> [Instruction]: Print exactly the lines below between the line containing "Output the Python" and the line containing "import seaborn as sns", counting both of those lines. Leave pictures out.
====== Listed records ======
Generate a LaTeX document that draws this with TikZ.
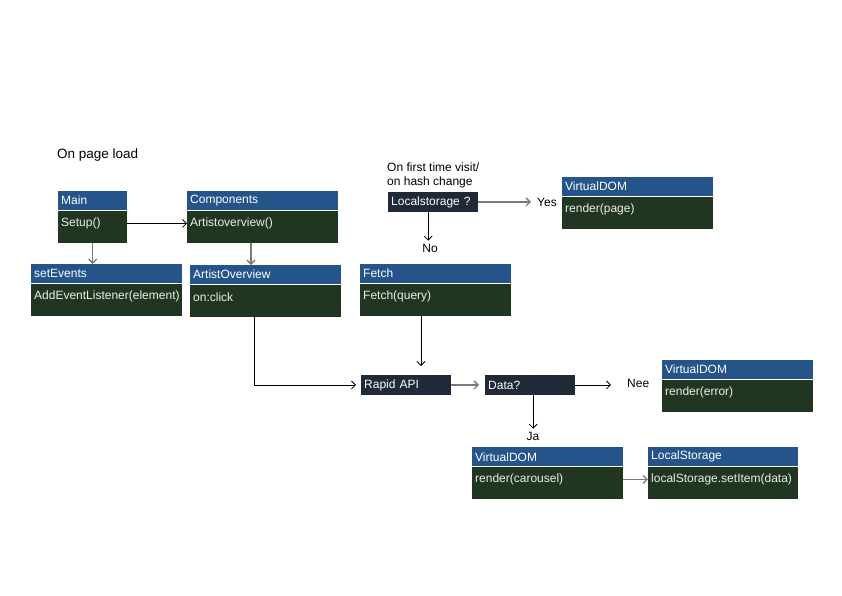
======
====== Listed records ======
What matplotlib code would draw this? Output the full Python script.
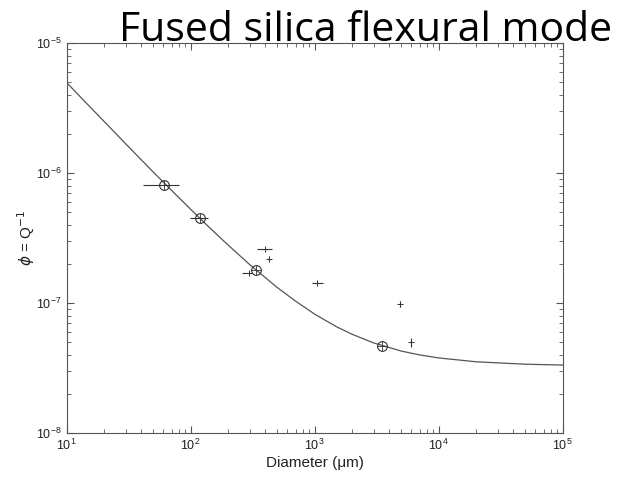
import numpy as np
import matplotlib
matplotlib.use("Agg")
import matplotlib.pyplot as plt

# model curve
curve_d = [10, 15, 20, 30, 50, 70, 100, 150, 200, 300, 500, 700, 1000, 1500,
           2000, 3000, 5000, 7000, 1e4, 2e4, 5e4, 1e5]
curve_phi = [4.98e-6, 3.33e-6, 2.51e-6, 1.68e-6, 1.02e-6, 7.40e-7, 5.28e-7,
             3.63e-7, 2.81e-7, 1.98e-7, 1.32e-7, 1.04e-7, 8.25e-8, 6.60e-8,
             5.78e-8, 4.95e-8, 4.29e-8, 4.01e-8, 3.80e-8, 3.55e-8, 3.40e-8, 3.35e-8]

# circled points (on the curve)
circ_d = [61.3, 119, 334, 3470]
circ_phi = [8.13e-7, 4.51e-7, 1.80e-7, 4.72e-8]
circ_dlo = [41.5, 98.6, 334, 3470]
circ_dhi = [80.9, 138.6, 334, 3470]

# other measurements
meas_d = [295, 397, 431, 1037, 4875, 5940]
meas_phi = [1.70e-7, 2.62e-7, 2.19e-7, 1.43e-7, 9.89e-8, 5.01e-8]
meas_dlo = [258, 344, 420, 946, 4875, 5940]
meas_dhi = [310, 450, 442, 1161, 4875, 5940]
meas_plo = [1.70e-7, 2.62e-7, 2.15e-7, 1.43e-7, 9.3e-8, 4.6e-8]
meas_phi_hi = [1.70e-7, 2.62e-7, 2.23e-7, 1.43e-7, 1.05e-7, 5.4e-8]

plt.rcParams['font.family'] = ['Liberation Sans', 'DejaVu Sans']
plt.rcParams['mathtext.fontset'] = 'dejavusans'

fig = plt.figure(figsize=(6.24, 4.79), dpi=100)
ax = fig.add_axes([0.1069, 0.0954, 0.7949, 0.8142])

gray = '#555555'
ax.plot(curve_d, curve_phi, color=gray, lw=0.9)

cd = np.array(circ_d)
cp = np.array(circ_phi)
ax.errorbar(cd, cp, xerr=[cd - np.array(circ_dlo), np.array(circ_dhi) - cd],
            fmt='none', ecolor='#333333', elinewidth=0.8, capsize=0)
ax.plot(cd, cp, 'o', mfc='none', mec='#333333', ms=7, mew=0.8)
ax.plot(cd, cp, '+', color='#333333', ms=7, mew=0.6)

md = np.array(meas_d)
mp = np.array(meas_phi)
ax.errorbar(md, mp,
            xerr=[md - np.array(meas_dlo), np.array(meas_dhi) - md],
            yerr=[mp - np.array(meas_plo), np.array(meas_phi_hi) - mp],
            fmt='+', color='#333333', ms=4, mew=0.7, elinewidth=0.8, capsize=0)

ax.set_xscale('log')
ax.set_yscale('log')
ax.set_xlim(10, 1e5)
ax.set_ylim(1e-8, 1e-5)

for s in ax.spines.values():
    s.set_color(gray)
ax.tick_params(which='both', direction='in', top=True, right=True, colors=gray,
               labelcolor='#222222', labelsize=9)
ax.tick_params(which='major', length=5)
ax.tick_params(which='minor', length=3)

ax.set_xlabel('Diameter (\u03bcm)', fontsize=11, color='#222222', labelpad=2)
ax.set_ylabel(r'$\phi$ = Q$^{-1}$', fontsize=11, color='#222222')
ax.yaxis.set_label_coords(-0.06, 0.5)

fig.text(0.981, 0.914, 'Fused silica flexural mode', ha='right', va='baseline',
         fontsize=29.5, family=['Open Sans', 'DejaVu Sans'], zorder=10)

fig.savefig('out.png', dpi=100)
======
====== Listed records ======
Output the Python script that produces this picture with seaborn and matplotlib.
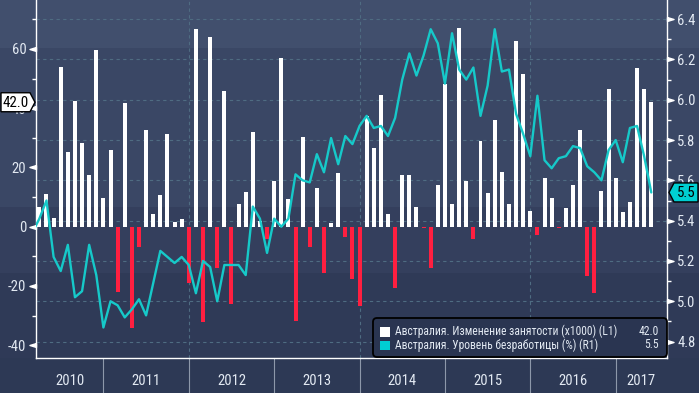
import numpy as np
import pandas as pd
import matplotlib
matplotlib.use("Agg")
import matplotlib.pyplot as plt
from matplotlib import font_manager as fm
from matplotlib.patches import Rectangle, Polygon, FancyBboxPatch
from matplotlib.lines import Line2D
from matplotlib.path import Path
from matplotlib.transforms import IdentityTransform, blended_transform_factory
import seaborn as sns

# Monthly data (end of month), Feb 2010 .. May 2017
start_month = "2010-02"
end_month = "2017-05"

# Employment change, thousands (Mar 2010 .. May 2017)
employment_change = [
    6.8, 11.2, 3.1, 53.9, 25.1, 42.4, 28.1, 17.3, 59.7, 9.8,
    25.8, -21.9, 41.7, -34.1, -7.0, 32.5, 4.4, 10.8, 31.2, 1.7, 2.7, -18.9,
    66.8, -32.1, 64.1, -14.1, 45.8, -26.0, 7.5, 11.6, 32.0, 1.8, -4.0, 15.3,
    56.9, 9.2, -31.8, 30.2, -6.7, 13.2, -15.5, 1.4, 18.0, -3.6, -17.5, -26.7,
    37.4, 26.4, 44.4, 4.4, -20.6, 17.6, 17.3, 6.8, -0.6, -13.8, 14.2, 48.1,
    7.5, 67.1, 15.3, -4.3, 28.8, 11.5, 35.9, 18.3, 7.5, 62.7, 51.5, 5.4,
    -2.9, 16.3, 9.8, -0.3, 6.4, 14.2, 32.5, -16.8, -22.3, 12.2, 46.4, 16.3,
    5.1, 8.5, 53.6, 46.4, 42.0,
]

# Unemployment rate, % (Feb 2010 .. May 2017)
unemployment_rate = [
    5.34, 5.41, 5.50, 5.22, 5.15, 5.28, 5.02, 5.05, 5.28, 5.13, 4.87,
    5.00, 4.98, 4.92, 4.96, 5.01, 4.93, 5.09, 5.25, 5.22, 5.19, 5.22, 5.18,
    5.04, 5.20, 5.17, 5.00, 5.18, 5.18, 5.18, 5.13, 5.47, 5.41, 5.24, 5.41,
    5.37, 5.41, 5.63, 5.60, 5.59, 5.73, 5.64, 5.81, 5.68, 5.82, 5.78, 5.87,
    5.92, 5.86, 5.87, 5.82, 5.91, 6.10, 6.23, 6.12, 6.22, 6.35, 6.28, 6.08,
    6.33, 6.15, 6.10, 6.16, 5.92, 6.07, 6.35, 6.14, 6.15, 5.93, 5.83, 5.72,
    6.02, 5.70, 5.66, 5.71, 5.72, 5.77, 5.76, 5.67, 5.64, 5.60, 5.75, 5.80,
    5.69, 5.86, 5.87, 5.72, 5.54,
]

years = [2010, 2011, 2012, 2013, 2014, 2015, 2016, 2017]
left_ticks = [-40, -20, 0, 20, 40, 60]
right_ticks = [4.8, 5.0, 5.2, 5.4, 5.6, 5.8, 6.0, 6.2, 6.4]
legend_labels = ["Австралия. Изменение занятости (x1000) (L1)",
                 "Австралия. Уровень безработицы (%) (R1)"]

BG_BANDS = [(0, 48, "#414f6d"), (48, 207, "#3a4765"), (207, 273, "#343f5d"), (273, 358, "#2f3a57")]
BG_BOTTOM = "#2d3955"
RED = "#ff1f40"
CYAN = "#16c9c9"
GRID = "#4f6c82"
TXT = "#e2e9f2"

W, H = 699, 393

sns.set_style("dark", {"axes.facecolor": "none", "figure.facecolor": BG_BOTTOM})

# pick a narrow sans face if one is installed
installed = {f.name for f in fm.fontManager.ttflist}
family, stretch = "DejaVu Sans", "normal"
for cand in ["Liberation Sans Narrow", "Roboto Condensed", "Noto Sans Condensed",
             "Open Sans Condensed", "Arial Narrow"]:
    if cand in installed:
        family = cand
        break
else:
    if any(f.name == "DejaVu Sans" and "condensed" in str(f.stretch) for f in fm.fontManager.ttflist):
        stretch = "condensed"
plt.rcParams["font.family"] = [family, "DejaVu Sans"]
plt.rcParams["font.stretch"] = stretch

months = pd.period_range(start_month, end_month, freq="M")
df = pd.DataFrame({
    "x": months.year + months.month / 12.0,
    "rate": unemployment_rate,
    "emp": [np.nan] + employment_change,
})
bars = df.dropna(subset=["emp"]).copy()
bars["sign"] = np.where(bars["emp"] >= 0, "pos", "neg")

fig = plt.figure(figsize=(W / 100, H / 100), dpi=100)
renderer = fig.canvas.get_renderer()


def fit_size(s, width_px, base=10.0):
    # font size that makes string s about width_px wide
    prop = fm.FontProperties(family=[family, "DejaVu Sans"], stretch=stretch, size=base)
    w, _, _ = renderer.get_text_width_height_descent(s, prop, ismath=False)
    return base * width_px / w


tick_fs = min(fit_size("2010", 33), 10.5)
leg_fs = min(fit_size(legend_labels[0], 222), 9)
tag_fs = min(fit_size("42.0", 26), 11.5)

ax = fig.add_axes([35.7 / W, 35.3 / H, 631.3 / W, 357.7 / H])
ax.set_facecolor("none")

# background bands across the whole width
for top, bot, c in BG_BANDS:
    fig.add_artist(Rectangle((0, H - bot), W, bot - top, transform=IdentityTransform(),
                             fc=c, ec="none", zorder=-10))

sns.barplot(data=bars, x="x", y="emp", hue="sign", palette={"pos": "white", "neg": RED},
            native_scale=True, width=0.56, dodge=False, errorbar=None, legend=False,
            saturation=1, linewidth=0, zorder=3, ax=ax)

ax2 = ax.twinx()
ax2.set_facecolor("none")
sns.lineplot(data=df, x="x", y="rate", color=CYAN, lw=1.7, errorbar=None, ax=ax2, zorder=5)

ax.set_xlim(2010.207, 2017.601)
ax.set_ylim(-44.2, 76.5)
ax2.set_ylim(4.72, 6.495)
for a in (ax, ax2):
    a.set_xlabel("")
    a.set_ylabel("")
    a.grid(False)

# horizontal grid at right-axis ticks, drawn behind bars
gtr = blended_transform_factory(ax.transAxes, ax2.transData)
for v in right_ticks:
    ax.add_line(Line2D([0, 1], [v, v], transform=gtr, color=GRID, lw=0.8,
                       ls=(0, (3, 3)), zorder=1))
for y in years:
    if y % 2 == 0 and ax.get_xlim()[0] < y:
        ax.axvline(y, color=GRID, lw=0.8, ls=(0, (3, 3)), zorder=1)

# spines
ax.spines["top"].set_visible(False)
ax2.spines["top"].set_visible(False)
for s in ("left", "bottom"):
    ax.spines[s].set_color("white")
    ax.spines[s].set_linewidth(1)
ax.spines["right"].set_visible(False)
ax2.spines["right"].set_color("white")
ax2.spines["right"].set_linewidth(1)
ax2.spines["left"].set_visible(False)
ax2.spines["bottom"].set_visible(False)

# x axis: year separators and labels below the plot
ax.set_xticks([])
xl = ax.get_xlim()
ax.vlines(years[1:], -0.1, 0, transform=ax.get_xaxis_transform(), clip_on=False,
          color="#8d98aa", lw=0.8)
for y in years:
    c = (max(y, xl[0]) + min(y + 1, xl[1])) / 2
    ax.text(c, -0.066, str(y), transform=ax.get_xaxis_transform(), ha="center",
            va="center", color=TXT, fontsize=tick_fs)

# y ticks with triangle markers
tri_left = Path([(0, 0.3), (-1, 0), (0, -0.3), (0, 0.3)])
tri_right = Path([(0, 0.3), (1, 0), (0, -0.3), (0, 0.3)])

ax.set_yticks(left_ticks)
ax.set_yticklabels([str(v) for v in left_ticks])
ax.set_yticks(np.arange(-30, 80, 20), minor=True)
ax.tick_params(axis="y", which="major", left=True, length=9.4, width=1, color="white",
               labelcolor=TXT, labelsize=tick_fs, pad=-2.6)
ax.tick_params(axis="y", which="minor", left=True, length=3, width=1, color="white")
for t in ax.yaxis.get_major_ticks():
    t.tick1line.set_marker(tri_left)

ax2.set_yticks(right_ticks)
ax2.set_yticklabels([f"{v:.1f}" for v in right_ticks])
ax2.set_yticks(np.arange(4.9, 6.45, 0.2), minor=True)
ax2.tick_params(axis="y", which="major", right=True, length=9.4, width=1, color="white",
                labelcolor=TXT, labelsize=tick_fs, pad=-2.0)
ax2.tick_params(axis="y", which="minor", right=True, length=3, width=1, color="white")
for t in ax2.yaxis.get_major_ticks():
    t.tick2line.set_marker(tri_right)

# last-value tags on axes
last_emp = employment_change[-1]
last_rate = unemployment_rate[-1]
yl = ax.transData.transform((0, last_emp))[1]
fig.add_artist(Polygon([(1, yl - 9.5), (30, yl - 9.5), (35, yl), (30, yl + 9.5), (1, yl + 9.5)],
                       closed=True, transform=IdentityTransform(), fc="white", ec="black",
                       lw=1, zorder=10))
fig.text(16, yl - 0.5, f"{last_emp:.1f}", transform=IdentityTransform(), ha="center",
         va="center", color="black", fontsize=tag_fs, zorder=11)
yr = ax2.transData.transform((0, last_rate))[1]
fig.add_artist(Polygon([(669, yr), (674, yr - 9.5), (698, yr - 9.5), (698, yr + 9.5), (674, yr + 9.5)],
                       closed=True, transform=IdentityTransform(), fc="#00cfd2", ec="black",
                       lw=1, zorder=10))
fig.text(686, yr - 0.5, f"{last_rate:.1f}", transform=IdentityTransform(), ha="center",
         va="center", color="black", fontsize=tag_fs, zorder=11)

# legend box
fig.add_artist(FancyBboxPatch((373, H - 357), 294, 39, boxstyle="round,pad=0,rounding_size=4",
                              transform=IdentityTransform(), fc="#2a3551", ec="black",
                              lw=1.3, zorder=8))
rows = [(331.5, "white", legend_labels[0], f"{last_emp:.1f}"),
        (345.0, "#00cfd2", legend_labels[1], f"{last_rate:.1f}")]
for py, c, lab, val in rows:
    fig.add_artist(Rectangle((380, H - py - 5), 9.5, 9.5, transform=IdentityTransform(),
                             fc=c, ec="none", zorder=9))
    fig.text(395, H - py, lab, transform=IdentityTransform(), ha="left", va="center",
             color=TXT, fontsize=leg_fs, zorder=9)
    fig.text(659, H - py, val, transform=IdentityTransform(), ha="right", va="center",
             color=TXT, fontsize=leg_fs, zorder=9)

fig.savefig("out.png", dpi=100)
======
> [Reply to the exercise]:
Output the Python script that produces this picture with seaborn and matplotlib.
import numpy as np
import pandas as pd
import matplotlib
matplotlib.use("Agg")
import matplotlib.pyplot as plt
from matplotlib import font_manager as fm
from matplotlib.patches import Rectangle, Polygon, FancyBboxPatch
from matplotlib.lines import Line2D
from matplotlib.path import Path
from matplotlib.transforms import IdentityTransform, blended_transform_factory
import seaborn as sns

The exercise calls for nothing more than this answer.